文章 : 高山則政(All About Japan「カーメンテナンス」旧ガイド)
花粉症の方にはつらいシーズンになってきましたが、エアコンのフィルターが詰まってくると、空気の流れが悪くなって風量が落ちたり、ホコリの除去能力が低下してきます。花粉もとらえることができるタイプは、特に目が細かくなってきているので定期的に交換することが必要です。
フィルターが付いているか
エアコンフィルターがベーシックカーにも常識的に装着されてきたのは、90年代中盤以降かと思いますが、未装着のクルマもかなり多く存在すると思います。初めからフィルターが付いてなければ、当然交換の必要はありません。

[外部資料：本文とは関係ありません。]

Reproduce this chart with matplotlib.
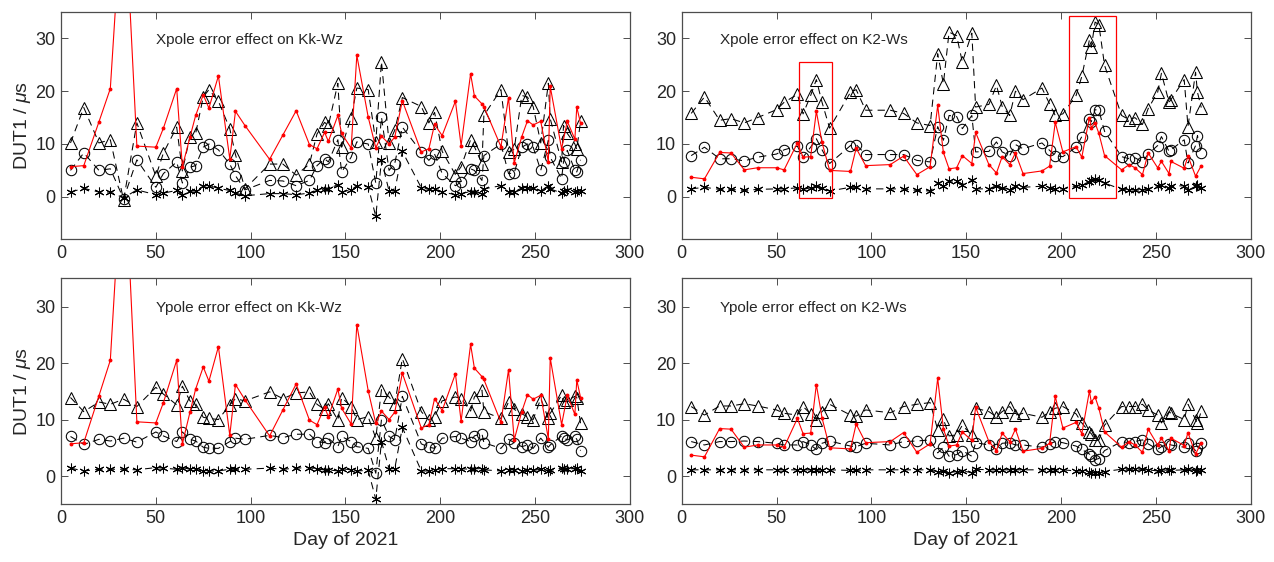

しかし、外気導入時は排ガスやホコリがダイレクトに入ってきますし、エアコンの冷却部などは汚れやすいので、大気汚染の激しいところは内気循環にしておいた方がよいでしょう。かといってタバコを吸う場合、内気循環ではヤニ汚れが堆積して汚れが付着します。そのため、喫煙する時は、外気を入れるか窓を少し開けて煙がエアコンの吸い込み部へ行かないようにするのが良い方法です。
また、フィルターの装着がオプション扱いで、スペースはあってもフタがしてあるだけということもあります。この場合は比較的簡単に装着できるのでディーラーなどに確認すると良いと思います。
装着場所は室外or室内
エアコンフィルターの装着場所はクルマによって違ってきています。国産車の場合は、室内に設置されることが多いようです。フィルターは風を送るファンモーターと温度調節をするクーラーユニットやヒーターの中間に入れられることが多いものです。このため、レイアウト的にはグローブボックスの裏あたりに設置されるパターンが多いようです。他には、インパネセンターのフロアトンネル上(足踏み式パーキングブレーキの横あたり)に配置される場合もあります。
ヨーロッパ車ではキャビンより外に設置される場合も見られます。これは、風を送るブロアがエンジンルームの奥に設置されるレイアウト(国産車はグローブボックス裏が多い)であり、空調システムの造り方が国産車とは違ってきていることも関係しているようです。
これは、明確な理由は知りませんが、外気の入り口で汚れた空気をシャットアウトしたいのかも知れません。車内の換気をどうするかという考え方の違いで、外気導入を主とするか、内気循環で汚れた空気の浸入を少なくしたいのかいう点なのかも知れません。換気には一長一短があり、外気導入では排ガスや花粉などの浮遊物が入ってきますし、かといって内気循環だけでは人間の呼吸によって二酸化炭素はでますし、運転の集中力も鈍ってくるといわれます。
このため、高級車のオートエアコンでは、外気の汚れをセンサーでチェックし、トラックなどが前方を走っていると、自動的に内気循環に切り替えるというシステムを装備しているタイプもあります。